Return all lines that include the string "this".
------------
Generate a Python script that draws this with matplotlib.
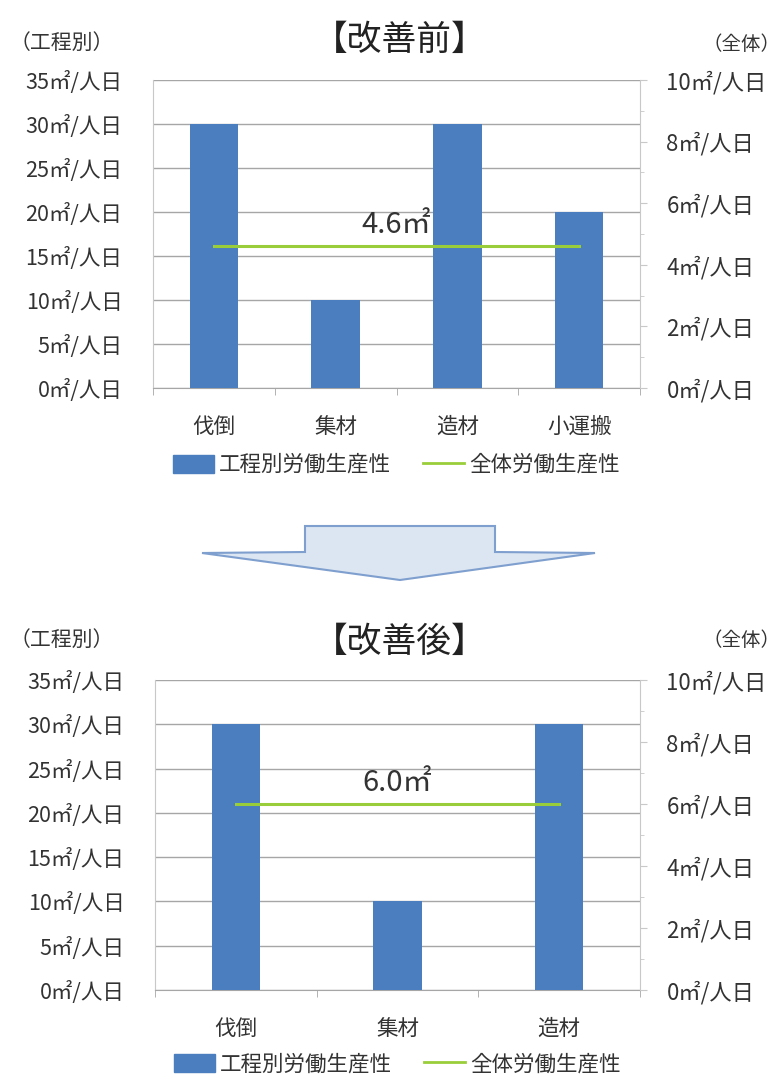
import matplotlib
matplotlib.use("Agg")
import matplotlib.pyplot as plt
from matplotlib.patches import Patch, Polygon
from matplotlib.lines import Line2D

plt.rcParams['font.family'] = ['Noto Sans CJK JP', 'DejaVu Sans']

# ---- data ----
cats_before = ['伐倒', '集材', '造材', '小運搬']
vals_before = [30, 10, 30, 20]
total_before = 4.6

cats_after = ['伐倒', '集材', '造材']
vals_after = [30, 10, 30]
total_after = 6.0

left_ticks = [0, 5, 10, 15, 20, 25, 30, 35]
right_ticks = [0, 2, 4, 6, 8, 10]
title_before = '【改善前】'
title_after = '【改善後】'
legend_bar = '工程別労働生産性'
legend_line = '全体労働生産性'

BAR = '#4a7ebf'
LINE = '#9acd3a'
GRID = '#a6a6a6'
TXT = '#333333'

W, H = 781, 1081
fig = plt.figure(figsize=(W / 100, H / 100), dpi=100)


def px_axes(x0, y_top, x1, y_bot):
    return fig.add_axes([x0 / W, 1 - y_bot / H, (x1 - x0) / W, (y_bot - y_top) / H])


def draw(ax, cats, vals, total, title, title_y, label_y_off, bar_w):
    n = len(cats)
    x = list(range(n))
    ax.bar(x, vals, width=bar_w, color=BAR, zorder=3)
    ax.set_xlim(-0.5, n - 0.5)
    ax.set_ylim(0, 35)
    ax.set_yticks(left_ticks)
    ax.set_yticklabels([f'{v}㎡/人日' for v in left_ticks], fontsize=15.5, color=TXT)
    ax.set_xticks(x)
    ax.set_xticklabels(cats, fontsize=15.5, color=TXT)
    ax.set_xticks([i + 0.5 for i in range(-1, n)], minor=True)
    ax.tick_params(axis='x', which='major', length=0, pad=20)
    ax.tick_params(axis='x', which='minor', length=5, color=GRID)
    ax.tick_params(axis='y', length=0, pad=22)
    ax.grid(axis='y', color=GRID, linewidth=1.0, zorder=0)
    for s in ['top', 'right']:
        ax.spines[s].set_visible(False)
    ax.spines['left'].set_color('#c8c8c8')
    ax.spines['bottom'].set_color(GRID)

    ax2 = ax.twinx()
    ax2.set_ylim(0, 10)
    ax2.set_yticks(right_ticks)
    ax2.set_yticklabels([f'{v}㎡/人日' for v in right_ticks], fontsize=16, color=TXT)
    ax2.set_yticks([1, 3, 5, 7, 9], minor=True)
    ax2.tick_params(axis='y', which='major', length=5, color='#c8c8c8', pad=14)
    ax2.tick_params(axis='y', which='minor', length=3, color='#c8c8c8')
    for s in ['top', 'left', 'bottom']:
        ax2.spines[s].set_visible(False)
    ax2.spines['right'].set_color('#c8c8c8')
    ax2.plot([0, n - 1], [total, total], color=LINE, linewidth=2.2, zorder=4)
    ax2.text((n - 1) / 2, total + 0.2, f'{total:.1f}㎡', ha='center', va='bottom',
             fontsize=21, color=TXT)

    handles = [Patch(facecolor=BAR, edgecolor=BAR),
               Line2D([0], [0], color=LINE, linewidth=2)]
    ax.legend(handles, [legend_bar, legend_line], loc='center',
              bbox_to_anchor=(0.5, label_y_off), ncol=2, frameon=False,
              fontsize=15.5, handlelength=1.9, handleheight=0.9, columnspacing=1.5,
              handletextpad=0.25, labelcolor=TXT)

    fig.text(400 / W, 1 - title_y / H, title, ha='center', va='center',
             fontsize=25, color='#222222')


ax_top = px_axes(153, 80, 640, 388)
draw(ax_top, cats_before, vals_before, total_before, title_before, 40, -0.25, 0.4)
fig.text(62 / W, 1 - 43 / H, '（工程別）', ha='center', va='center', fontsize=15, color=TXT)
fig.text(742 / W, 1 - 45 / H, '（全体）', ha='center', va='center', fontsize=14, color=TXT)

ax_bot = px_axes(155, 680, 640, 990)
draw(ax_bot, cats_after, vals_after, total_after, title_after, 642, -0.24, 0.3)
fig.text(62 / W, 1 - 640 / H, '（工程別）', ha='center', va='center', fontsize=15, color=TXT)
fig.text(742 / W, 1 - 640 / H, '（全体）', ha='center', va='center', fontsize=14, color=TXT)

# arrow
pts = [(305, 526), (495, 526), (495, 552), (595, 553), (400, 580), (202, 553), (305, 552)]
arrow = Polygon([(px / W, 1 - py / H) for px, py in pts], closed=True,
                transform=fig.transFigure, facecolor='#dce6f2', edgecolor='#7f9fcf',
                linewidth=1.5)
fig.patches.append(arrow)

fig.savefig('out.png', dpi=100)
------------
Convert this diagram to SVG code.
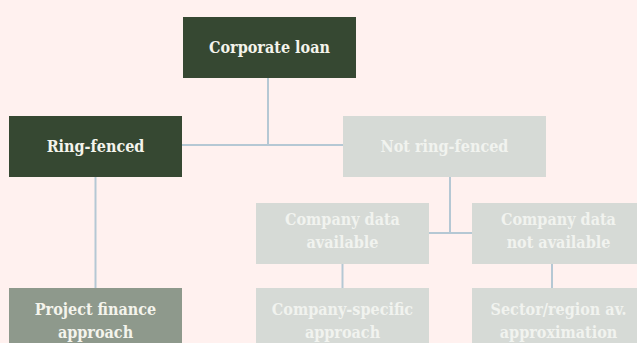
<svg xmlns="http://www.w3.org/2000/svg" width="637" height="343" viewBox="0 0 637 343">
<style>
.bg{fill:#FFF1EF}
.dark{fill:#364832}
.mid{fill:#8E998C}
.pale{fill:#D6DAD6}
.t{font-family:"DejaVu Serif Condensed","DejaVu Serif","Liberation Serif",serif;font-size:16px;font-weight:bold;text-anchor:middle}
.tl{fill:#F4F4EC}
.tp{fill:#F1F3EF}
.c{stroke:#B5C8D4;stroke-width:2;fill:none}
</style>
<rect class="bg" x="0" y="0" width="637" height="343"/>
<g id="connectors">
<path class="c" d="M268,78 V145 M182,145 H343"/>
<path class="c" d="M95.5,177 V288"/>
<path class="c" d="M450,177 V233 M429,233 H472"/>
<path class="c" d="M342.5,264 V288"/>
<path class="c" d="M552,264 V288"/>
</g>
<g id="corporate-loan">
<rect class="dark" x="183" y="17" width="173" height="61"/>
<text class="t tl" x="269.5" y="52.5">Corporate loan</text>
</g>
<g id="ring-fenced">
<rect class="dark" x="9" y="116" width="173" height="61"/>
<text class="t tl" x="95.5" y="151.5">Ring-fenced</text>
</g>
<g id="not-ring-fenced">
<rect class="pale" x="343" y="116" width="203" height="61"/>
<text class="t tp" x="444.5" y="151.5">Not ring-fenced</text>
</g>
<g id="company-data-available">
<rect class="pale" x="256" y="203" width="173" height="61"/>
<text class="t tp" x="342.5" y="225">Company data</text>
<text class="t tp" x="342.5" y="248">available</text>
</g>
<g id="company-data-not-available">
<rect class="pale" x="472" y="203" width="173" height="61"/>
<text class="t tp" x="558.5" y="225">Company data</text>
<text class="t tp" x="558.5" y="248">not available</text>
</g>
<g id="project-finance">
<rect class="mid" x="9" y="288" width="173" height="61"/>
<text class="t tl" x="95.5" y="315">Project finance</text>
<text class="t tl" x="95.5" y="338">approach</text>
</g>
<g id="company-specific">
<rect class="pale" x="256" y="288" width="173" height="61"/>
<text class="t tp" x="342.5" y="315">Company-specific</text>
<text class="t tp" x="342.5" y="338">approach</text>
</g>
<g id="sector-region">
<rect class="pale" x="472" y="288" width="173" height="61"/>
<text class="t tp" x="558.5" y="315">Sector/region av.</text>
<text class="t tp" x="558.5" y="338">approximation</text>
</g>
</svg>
------------
§ Answer to the task
Generate a Python script that draws this with matplotlib.
Convert this diagram to SVG code.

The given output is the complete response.